▸ GIVEN DATA:

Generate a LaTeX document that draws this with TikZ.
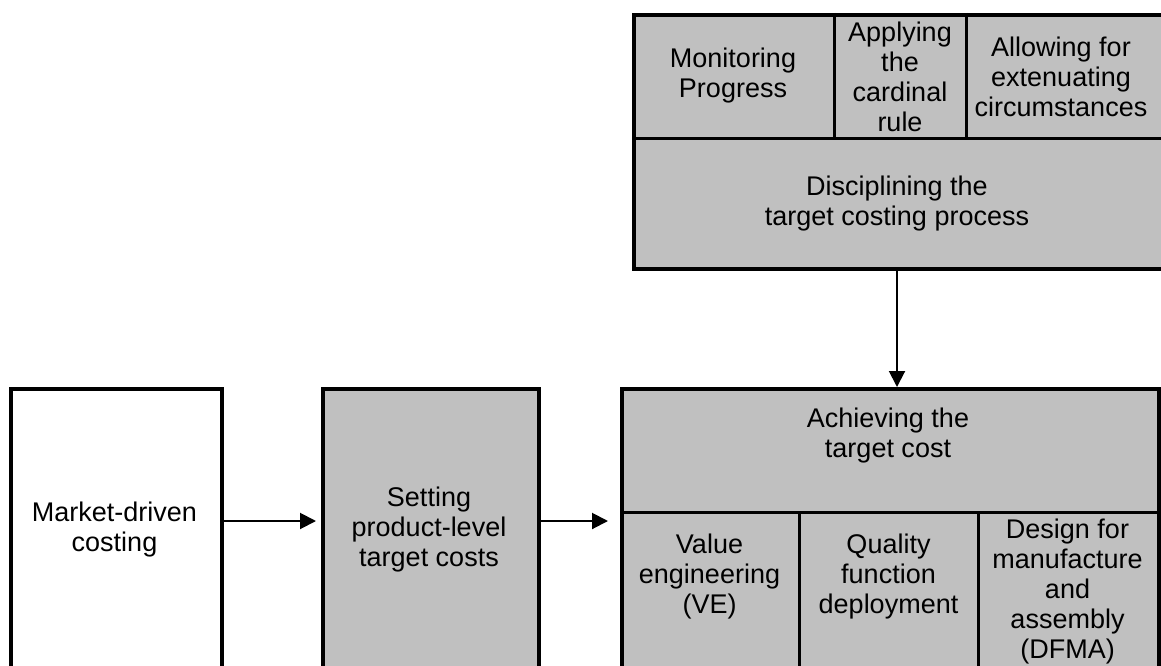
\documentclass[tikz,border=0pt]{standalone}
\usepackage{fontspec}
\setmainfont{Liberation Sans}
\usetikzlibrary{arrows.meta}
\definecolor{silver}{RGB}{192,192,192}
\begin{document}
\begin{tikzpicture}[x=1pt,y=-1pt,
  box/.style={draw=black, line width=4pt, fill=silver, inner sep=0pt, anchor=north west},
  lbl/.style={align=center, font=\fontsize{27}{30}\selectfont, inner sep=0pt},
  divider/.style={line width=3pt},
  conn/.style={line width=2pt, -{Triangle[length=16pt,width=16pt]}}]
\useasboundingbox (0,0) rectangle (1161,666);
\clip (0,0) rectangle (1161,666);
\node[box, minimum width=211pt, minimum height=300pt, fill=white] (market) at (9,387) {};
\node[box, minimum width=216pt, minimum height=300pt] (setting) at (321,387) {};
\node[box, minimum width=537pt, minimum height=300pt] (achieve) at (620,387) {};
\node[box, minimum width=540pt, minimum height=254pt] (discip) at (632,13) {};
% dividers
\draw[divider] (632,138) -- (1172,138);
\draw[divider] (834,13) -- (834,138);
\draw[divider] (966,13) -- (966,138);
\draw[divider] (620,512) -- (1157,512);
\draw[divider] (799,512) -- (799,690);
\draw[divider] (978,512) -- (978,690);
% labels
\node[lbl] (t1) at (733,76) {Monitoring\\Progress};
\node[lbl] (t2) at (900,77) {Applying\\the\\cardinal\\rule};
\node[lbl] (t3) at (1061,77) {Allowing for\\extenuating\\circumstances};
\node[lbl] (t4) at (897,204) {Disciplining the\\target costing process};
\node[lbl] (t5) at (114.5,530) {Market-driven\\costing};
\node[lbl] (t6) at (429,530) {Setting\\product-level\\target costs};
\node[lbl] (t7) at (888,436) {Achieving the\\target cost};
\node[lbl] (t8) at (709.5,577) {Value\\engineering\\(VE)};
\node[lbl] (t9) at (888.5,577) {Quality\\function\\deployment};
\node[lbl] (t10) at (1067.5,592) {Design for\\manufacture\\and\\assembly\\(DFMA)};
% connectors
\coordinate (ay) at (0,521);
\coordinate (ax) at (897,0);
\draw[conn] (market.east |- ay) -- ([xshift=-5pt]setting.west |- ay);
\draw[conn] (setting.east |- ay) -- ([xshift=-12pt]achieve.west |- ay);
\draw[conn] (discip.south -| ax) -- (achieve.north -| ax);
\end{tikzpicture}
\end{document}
--
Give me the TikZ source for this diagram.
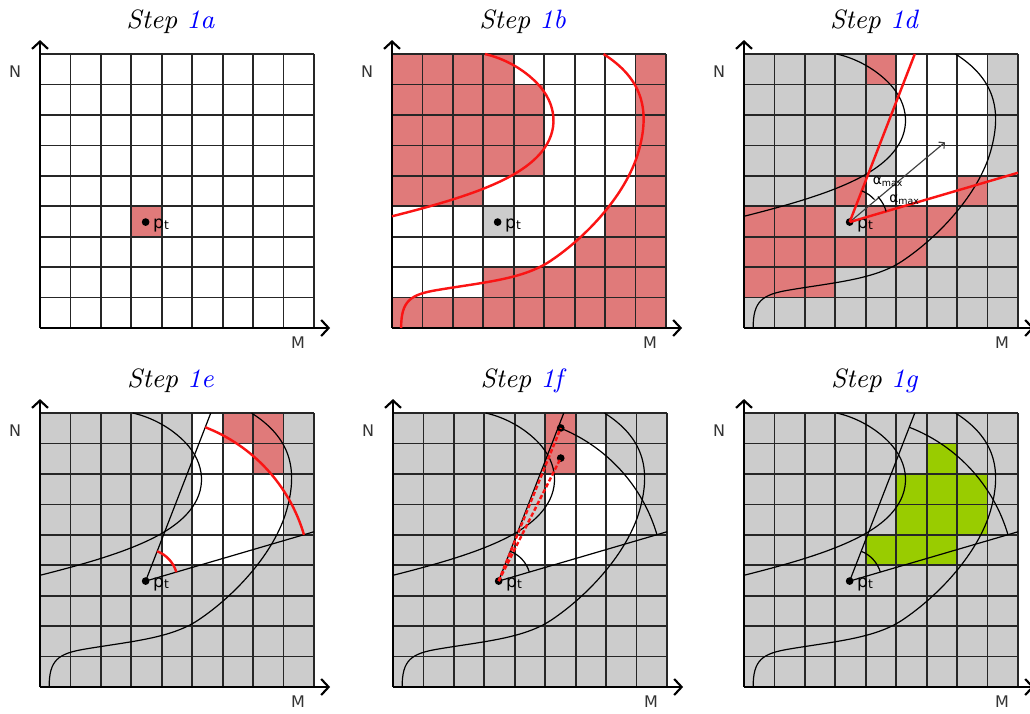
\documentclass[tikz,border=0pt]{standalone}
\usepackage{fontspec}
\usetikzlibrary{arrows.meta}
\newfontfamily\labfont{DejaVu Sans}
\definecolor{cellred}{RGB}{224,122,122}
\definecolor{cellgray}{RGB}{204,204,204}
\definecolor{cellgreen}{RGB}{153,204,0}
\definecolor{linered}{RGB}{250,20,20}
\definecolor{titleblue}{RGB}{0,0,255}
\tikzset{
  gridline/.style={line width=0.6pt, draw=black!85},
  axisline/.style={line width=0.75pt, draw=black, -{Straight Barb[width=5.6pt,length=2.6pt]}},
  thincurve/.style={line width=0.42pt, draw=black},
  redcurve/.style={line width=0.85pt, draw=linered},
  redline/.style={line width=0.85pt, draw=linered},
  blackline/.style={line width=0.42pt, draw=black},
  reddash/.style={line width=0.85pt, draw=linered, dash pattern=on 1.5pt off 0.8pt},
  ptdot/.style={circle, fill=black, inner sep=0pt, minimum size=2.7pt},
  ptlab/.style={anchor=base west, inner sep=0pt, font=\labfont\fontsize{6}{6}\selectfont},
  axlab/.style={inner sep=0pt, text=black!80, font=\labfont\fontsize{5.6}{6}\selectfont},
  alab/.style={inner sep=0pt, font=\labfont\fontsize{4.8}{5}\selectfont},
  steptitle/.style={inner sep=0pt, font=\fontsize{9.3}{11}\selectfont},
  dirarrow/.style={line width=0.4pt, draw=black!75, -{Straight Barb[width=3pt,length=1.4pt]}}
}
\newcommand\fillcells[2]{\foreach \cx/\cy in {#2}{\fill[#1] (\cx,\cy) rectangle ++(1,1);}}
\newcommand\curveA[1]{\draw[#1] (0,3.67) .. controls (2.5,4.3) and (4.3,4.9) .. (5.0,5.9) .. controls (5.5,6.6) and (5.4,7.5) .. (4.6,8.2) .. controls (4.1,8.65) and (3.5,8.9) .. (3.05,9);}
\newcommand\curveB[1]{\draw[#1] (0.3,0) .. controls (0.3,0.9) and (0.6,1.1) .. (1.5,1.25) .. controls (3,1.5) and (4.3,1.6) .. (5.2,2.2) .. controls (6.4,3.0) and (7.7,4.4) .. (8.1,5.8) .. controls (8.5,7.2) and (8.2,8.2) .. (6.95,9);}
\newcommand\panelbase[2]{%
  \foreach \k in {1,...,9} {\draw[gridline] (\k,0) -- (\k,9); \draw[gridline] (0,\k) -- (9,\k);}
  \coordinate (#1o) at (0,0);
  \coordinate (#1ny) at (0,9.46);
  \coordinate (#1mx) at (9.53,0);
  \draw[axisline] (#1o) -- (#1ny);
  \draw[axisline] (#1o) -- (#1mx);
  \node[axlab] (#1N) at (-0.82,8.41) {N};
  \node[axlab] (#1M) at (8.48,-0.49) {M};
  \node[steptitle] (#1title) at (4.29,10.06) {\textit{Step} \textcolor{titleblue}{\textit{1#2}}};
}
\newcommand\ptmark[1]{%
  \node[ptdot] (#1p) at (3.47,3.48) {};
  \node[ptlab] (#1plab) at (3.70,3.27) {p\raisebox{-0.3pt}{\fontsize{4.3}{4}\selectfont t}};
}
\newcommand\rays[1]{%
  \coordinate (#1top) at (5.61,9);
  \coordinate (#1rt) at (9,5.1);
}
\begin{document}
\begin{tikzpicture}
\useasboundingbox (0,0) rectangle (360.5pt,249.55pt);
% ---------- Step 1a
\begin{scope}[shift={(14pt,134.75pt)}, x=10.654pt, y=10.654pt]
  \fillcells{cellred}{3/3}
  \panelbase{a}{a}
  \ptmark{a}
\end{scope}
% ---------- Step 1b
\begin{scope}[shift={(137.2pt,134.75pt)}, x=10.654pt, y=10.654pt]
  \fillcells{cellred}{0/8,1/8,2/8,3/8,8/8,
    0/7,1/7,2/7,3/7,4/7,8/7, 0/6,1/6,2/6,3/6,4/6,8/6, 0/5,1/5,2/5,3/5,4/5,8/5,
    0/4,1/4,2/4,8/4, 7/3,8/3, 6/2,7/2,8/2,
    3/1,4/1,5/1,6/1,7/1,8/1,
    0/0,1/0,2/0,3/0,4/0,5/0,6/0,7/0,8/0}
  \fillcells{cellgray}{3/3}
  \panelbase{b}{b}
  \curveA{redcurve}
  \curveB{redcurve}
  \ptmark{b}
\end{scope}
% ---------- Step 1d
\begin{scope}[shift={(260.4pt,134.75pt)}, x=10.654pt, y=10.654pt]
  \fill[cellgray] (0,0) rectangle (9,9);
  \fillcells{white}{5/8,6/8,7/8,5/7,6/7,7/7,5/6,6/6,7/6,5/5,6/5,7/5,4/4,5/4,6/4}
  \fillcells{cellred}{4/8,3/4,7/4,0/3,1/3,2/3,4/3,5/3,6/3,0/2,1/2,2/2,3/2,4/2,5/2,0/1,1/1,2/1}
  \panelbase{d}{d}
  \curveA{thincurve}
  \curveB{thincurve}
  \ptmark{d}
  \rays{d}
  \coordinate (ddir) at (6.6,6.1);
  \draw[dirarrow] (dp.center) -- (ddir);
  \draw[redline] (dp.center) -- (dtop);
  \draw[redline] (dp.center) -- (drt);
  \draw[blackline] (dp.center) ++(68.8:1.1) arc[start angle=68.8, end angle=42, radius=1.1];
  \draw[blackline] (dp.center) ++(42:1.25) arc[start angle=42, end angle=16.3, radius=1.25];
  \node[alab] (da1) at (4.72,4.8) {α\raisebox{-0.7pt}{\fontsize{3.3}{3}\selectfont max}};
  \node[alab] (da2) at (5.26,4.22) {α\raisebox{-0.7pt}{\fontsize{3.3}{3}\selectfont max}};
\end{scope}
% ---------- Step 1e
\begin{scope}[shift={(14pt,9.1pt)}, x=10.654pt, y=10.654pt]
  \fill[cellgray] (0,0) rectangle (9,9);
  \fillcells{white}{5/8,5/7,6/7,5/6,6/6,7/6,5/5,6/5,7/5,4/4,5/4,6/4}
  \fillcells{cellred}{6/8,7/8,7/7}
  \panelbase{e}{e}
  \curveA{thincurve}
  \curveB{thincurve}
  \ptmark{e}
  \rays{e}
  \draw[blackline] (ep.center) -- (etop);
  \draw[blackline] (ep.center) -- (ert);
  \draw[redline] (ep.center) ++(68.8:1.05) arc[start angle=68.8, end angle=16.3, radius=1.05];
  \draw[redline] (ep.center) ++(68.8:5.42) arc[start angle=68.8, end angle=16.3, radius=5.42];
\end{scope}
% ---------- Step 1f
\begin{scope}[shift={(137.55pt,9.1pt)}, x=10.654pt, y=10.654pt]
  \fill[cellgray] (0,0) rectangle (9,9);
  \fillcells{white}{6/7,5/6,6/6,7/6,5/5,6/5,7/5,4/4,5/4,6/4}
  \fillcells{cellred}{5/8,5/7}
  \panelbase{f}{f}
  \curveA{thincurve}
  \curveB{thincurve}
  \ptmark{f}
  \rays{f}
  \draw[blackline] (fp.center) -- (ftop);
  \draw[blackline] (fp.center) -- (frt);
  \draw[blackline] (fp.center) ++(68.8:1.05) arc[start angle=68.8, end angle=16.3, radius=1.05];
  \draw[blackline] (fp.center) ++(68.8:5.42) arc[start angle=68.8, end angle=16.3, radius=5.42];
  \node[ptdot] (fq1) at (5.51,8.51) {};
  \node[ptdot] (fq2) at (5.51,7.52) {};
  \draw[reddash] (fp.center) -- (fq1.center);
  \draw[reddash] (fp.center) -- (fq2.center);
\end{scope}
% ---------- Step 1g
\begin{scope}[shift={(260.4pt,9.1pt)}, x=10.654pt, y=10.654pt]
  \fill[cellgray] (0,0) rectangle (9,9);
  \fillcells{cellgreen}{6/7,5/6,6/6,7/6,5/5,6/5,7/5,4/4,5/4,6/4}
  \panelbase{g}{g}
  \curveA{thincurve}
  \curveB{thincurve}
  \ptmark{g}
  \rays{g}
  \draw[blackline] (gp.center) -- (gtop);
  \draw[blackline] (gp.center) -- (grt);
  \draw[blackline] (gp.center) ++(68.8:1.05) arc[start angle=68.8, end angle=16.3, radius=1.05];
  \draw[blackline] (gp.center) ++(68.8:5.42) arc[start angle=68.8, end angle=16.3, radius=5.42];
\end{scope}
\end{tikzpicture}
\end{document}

▸ WHAT IS EXPECTED:
Search the records above for "this". Copy each line where it is found.

▸ RIGHT ANSWER:
Generate a LaTeX document that draws this with TikZ.
Give me the TikZ source for this diagram.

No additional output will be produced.